In that time, the stakes had risen. Hit by a hard economy, a decrease in couture spending, and the additional competition, Caleb had been trying to resurrect the business for months. But he lacked his mother’s eye for women’s designs, and everything the rest of the designers had come up with lacked that LL Designs spark. Caleb couldn’t say what was missing, only that the products just weren’t the same.
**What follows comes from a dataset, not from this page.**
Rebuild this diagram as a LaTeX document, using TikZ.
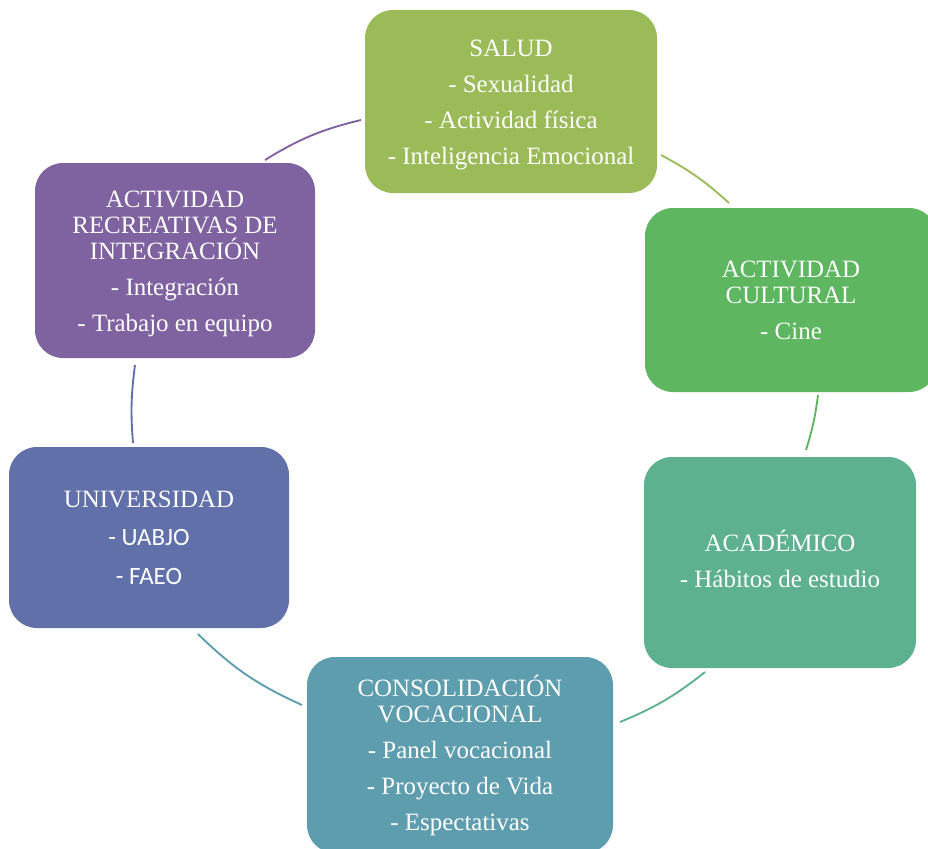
\documentclass[tikz,border=0pt]{standalone}
\usepackage{fontspec}
\setmainfont{Liberation Serif}
\newfontfamily\calibri{Carlito}
\usepackage{tikz}
\usetikzlibrary{positioning}

\definecolor{cSalud}{HTML}{9BBB59}
\definecolor{cCultural}{HTML}{5EB660}
\definecolor{cAcademico}{HTML}{5DB18E}
\definecolor{cConsol}{HTML}{5E9DAD}
\definecolor{cUniv}{HTML}{6170A9}
\definecolor{cRecre}{HTML}{7F63A1}

\begin{document}
\begin{tikzpicture}[x=0.75pt, y=-0.75pt,
    box/.style={fill=#1, rounded corners=21pt, inner sep=0pt, align=center,
      text=white, font=\fontsize{18.7}{19.5}\selectfont},
    link/.style={draw=#1, line width=1.4pt}]
    \clip (0,0) rectangle (928,849);
    % the six boxes of the cycle
    \node[box=cSalud, minimum width=219pt, minimum height=137.25pt] (salud) at (511,101.5)
      {\rule{0pt}{17.5pt}SALUD\\[7.5pt] - Sexualidad\\[7.5pt] - Actividad física\\[7.5pt] - Inteligencia Emocional};
    \node[box=cCultural, minimum width=219pt, minimum height=138pt] (cultural) at (791,300)
      {ACTIVIDAD\\ CULTURAL\\[7.5pt] - Cine};
    \node[box=cAcademico, minimum width=204pt, minimum height=158.25pt] (academico) at (780,562.5)
      {ACADÉMICO\\[7.5pt] - Hábitos de estudio\rule[-6pt]{0pt}{1pt}};
    \node[box=cConsol, minimum width=229.5pt, minimum height=147pt] (consol) at (460,755)
      {CONSOLIDACIÓN\\ VOCACIONAL\\[7.5pt] - Panel vocacional\\[7.5pt] - Proyecto de Vida\\[7.5pt] - Espectativas};
    \node[box=cUniv, minimum width=210pt, minimum height=135.75pt] (univ) at (149,537.5)
      {UNIVERSIDAD\\[9pt] {\calibri - UABJO}\\[9.75pt] {\calibri - FAEO}};
    \node[box=cRecre, minimum width=210pt, minimum height=146.25pt] (recre) at (175,260.5)
      {\rule{0pt}{17.5pt}ACTIVIDAD\\ RECREATIVAS DE\\ INTEGRACIÓN\\[7.5pt] - Integración\\[7.5pt] - Trabajo en equipo};

    % ends of the arcs
    \coordinate (salud-out) at (661,155);
    \coordinate (cultural-in) at (729,203);
    \coordinate (cultural-out) at (818,395);
    \coordinate (academico-in) at (806,450);
    \coordinate (academico-out) at (705,672);
    \coordinate (consol-in) at (620,722);
    \coordinate (consol-out) at (302,705);
    \coordinate (univ-in) at (198,634);
    \coordinate (univ-out) at (133,443);
    \coordinate (recre-in) at (135,365);
    \coordinate (recre-out) at (265,160);
    \coordinate (salud-in) at (361,120);

    \draw[link=cSalud] (salud-out) to[bend left=7] (cultural-in);
    \draw[link=cCultural] (cultural-out) to[bend left=5] (academico-in);
    \draw[link=cAcademico] (academico-out) to[bend left=8] (consol-in);
    \draw[link=cConsol] (consol-out) to[bend left=10] (univ-in);
    \draw[link=cUniv] (univ-out) to[bend left=6] (recre-in);
    \draw[link=cRecre] (recre-out) to[bend left=9] (salud-in);
\end{tikzpicture}
\end{document}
Hell, nothing had been the same since he’d taken over for his mother, stepping into a position he had no business filling. At the time, the options had been almost nil. Lenora had been here one day, then fighting for her life the next. Without the company founder at the helm, the employees had gone into a panic. The only option was to fill the CEO position with someone who cared as much about the company as Lenora. It was supposed to be a temporary fix until he could afford to hire a CEO.

It hadn’t been long before Caleb realized how much he cared about the company wasn’t enough to offset his lack of experience. Nor did it help the company run effectively and profitably. He should have been smart and hired a new head designer, at the very least. But as the company funds dwindled, the dollars for any additional staff disappeared. At the time, Caleb had thought he could handle it.

After all, this was just dresses and blouses. How hard could it be?

Apparently plenty hard, and not at all the kind of thing a former marketing director could do. He knew all about how to sell the product to the consumer—the problem he had was creating a product consumers actually liked.

This spring’s fashion shows were the make-or-break-it opportunity for LL Designs. Either get the public’s attention this year or close the doors of the decades-old fashion house. And admit that he had singlehandedly run his mother’s life’s work into the ground. If she knew what had happened to her company … well, it was a blessing that she didn’t.

Way to go, Caleb. Want to blow up a small village while you’re at it?

“That isn’t …” His assistant Martha Nessbaum stopped by his desk, and put a hand over her mouth. He hadn’t even heard the older woman come in—that alone showed how distracted he’d become in the last few weeks. Caleb Lewis, who had always been on top of the smallest detail in his former career, was clearly losing his focus. “Is it?”

“Maybe,” Caleb said. “It sure fits the leaked description.”

“Can I touch it?”

“Martha, it’s a shoe, not the Hope diamond.”

Martha shot him a you-don’t-get-it look. “This isn’t just a shoe, Caleb, it’s … sex on a heel.”

Caleb chuckled. He hadn’t expected his sixtyish, lion-at-the-door assistant to say that. “Women and shoes. Once researchers figure out how to cure cancer and how Stonehenge was built, I’m sure they’ll get right to work on that mystery.”

“How did you get hold of it?”

“Someone lost it.”

“What do you mean someone lost it? Who would do that?” Martha’s gaze narrowed. “You didn’t break into the Frederick K factory and steal it, did you?”

He laughed. “No. I’m not that desperate.”

Yet. How long until he was? LL Designs employed four hundred people. Four hundred people who counted on him to pay their mortgages, send their kids to college, put food on their tables. It wasn’t just the thought of destroying Lenora Lewis’s legacy that ate him up at night—

It was the thought of all those people standing in the unemployment line. Because of him.

For the thousandth time he wondered what insanity had made him think he could handle running this company. Hell, he could barely handle his own life. He’d made enough mistakes to fill a cruise ship. Maybe if he had—

No, he wasn’t going to think about that. Water under the bridge—water that still churned in his gut with regrets.

Martha reached out and picked up the slender crimson heel. She cradled it in her palm as gently as a newborn kitten, and, he swore, nearly breathed in the scent of the leather. “It’s beautiful. Absolutely—” She gasped, then turned the right side toward him and pointed at a slight scuff mark. “Oh, my God. What happened here?”

“An unfortunate meeting with concrete.” The damage looked as if it could be buffed out, but either way, it didn’t matter to Caleb. He wasn’t photographing the shoe, or selling it or wearing it. Just using it for his own purposes.